James Jones's novel From Here to Eternity was a bestseller. Portraying Army life immediately before Pearl Harbor, its racy sex scenes, lively and rough language, and vivid characterizations of men under stress made it one of the most widely read books to come out of World War II. Hollywood was interested but felt that the book would be a difficult project. Obviously the realistic and explicit sex scenes were the basis for much of the book's appeal. The book was also very lengthy and somewhat rambling. If one could conquer the problems of translating the language and sex to the screen, could a film be made that captured the spirit of the book? Hollywood wanted to try because the loss of its audience to television and divestiture of the studios' theater chains were forcing Hollywood to provide forms of entertainment that could not be found elsewhere.

Columbia's chief executive Harry Cohn bought the rights and worked on the project directly with producer Buddy Adler, director Fred Zinnemann, and writer Dan Taradash. Cohn appeared on the set to make suggestions and felt that he really contributed to the project. For the first and only time in his career, his name was included in the ads for the film. But Cohn and his director did not have a smooth relationship. Zinnemann had his own ideas how to handle the film.

Zinnemann was an excellent choice as a director. He was known for his respect of actors, and the film was one that for success would depend on the performance of the cast. Zinnemann had also worked on short subjects earlier in his career and had developed a technique of cutting away everything but the necessities—important in bringing From Here To Eternity down to a workable but effective size. Already evident in his work (High Noon, 1952), the thematic concern of From Here To Eternity, how an individual fights for what he believes to be right, was important to Zinnemann and a theme he would return to in later films (A Nun's Story, 1959; A Man for All Seasons, 1966).

Surprisingly, considering the Cold War temperament of the times, the film is not a glorification of military life. Although the problems of bad leadership and abuse of authority are solved by the army in the film (unlike the book), officers are shown to be pompous, arrogant and ignorant. Only some of the enlisted men are shown heroically. No glorious battles are depicted, and the climax is the Japanese sneak attack on Pearl Harbor. With love affairs involving an officer's wife and an enlisted man, a military outcast and a prostitute, the melodrama of military life is the focus of the film. The beach love scene of Burt Lancaster and Deborah Kerr has become a cliché, although at the time it was considered very risqué and erotic.

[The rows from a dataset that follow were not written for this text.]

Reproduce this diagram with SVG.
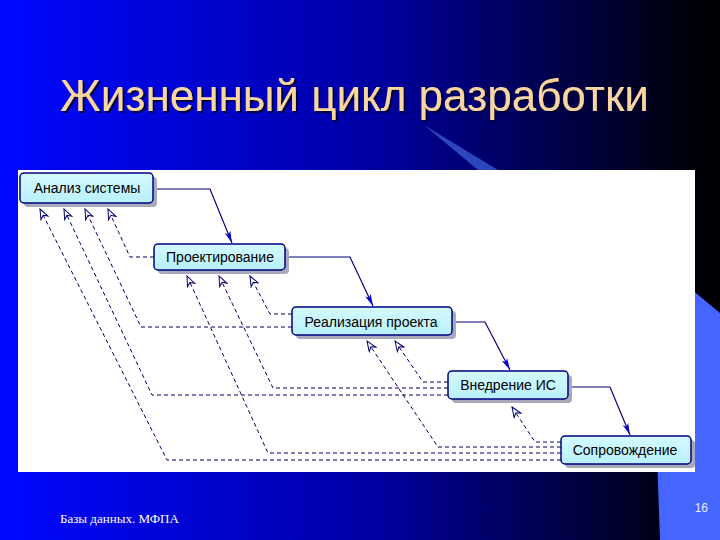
<svg xmlns="http://www.w3.org/2000/svg" width="720" height="540" viewBox="0 0 720 540">
<defs>
<linearGradient id="bg" x1="0" y1="0" x2="1" y2="0">
<stop offset="0" stop-color="#0008ff"/>
<stop offset="0.5" stop-color="#0000a8"/>
<stop offset="0.92" stop-color="#000018"/>
<stop offset="1" stop-color="#000000"/>
</linearGradient>
<linearGradient id="nf" x1="0" y1="0" x2="0" y2="1">
<stop offset="0" stop-color="#d4faff"/>
<stop offset="1" stop-color="#b8f0fc"/>
</linearGradient>
<filter id="tshadow" x="-5%" y="-20%" width="110%" height="140%">
<feDropShadow dx="2" dy="2" stdDeviation="0.6" flood-color="#000030" flood-opacity="0.9"/>
</filter>
<marker id="fa" viewBox="0 0 12 8" refX="12" refY="4" markerWidth="12" markerHeight="8" markerUnits="userSpaceOnUse" orient="auto">
<path d="M0,1 L12,4 L0,7 L3,4z" fill="#0000d0"/>
</marker>
<marker id="oa" viewBox="0 0 12 10" refX="11" refY="5" markerWidth="12" markerHeight="10" markerUnits="userSpaceOnUse" orient="auto">
<path d="M1,1 L11,5 L1,9 L4,5z" fill="#ffffff" stroke="#000070" stroke-width="1"/>
</marker>
</defs>
<style>
.title{font-family:"Liberation Sans",Arial,sans-serif;font-size:44px;fill:#f9d6a0;filter:url(#tshadow)}
.box{fill:url(#nf);stroke:#000080;stroke-width:1.5}
.sh{fill:#a8aabb}
.lbl{font-family:"Liberation Sans",Arial,sans-serif;font-size:14px;fill:#000000;text-anchor:middle}
.solid{fill:none;stroke:#000080;stroke-width:1.2;marker-end:url(#fa)}
.dash{fill:none;stroke:#000060;stroke-width:1;stroke-dasharray:4 3;marker-end:url(#oa)}
</style>
<rect x="0" y="0" width="720" height="540" fill="url(#bg)"/>
<polygon points="424,125 478,170 498,170" fill="#3858d0" opacity="0.8"/>
<polygon points="650,255 720,313 720,540 660,540" fill="#4466ff"/>
<text class="title" x="60" y="111">Жизненный цикл разработки</text>
<rect x="18" y="170" width="677" height="302" fill="#ffffff"/>
<g id="connectors">
<path class="solid" d="M153,189 H210 L232,243"/>
<path class="solid" d="M285,257 H350 L373,306"/>
<path class="solid" d="M452,322 H485 L510,370"/>
<path class="solid" d="M568,387 H610 L630,435"/>
<path class="dash" d="M154,257 H130 L108,209"/>
<path class="dash" d="M292,327 H141 L85,209"/>
<path class="dash" d="M448,395 H152 L64,209"/>
<path class="dash" d="M561,460 H167 L40,209"/>
<path class="dash" d="M292,314 H270 L250,276"/>
<path class="dash" d="M448,388 H273 L219,276"/>
<path class="dash" d="M561,453 H268 L187,276"/>
<path class="dash" d="M448,382 H423 L395,341"/>
<path class="dash" d="M561,447 H438 L367,341"/>
<path class="dash" d="M561,442 H535 L512,407"/>
</g>
<g id="n1">
<rect class="sh" x="24" y="177" width="133" height="30" rx="4"/>
<rect class="box" x="20" y="173" width="133" height="30" rx="4"/>
<text class="lbl" x="87" y="193">Анализ системы</text>
</g>
<g id="n2">
<rect class="sh" x="158" y="248" width="131" height="26" rx="4"/>
<rect class="box" x="154" y="244" width="131" height="26" rx="4"/>
<text class="lbl" x="220" y="262">Проектирование</text>
</g>
<g id="n3">
<rect class="sh" x="296" y="311" width="160" height="28" rx="4"/>
<rect class="box" x="292" y="307" width="160" height="28" rx="4"/>
<text class="lbl" x="371" y="327">Реализация проекта</text>
</g>
<g id="n4">
<rect class="sh" x="452" y="375" width="120" height="28" rx="4"/>
<rect class="box" x="448" y="371" width="120" height="28" rx="4"/>
<text class="lbl" x="508" y="390">Внедрение ИС</text>
</g>
<g id="n5">
<rect class="sh" x="565" y="440" width="130" height="28" rx="4"/>
<rect class="box" x="561" y="436" width="130" height="28" rx="4"/>
<text class="lbl" x="625" y="455">Сопровождение</text>
</g>
<text x="60" y="523" font-family="'Liberation Serif','Times New Roman',serif" font-size="13" fill="#ffffff">Базы данных. МФПА</text>
<text x="708" y="512" font-family="'Liberation Sans',Arial,sans-serif" font-size="12" fill="#e8ecff" text-anchor="end">16</text>
</svg>
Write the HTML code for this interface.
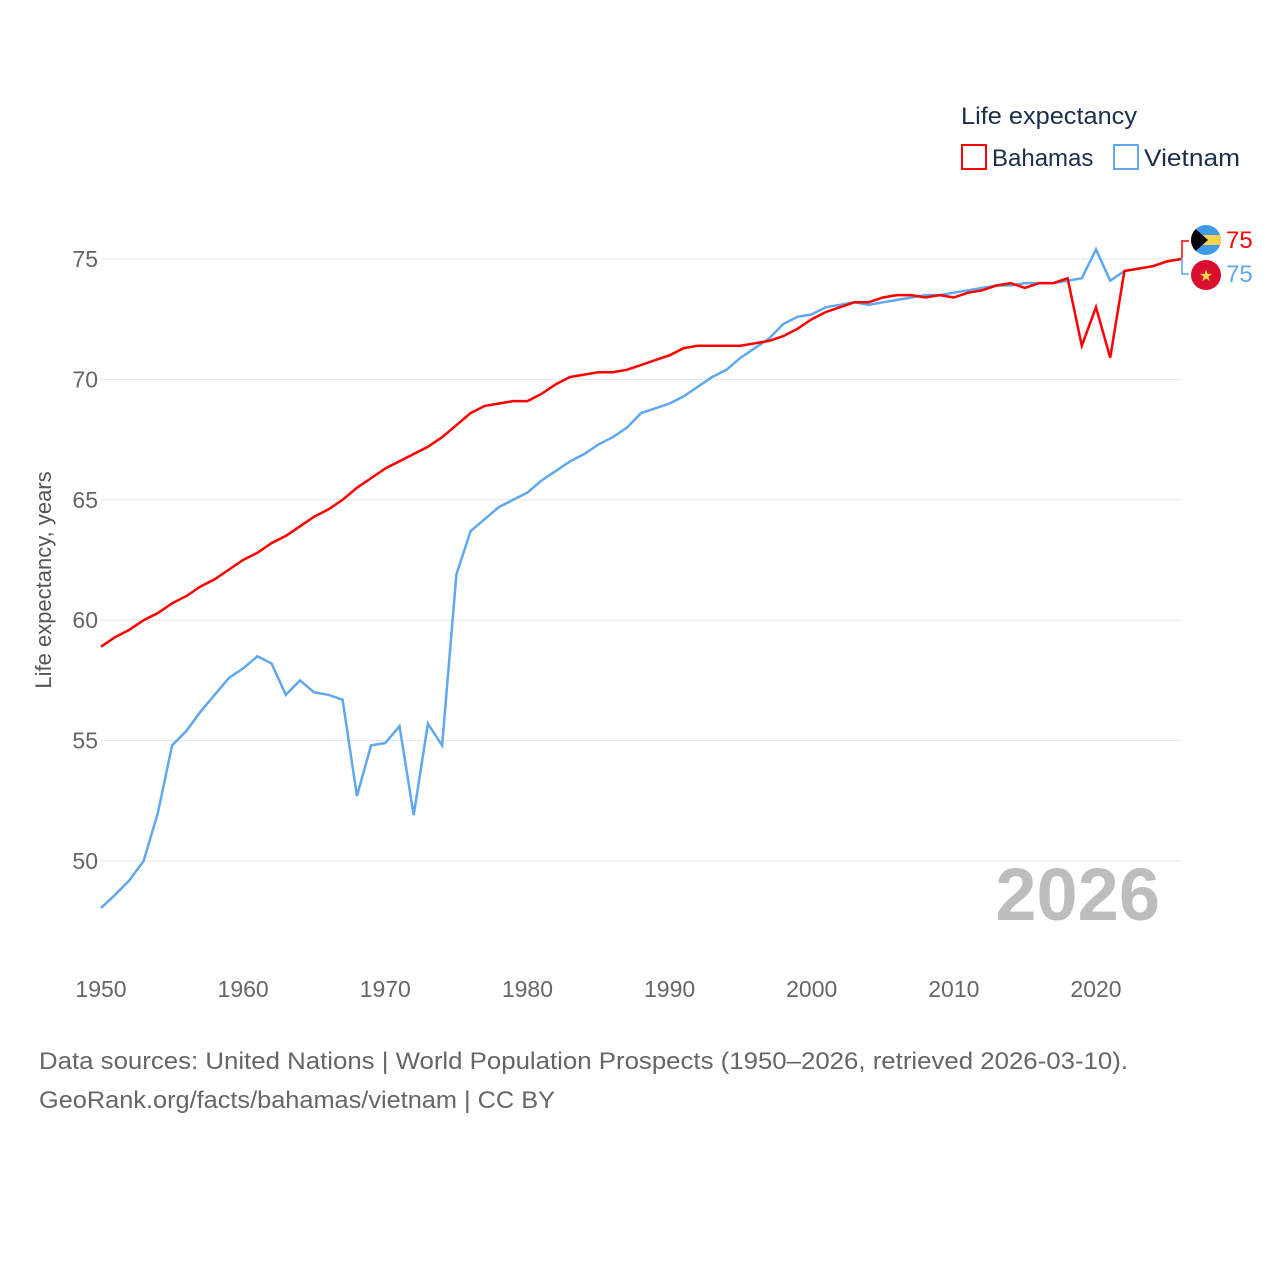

The film was a very big moneymaker for Columbia, and the production won eight Academy Awards. One of those, for Best Supporting Actor, marked the comeback of Frank Sinatra. Probably most important of all, Hollywood learned that the American audience would support films that attempted to deal with adult situations and problems. The next year Columbia verified this theory with another successful adult drama, On the Waterfront.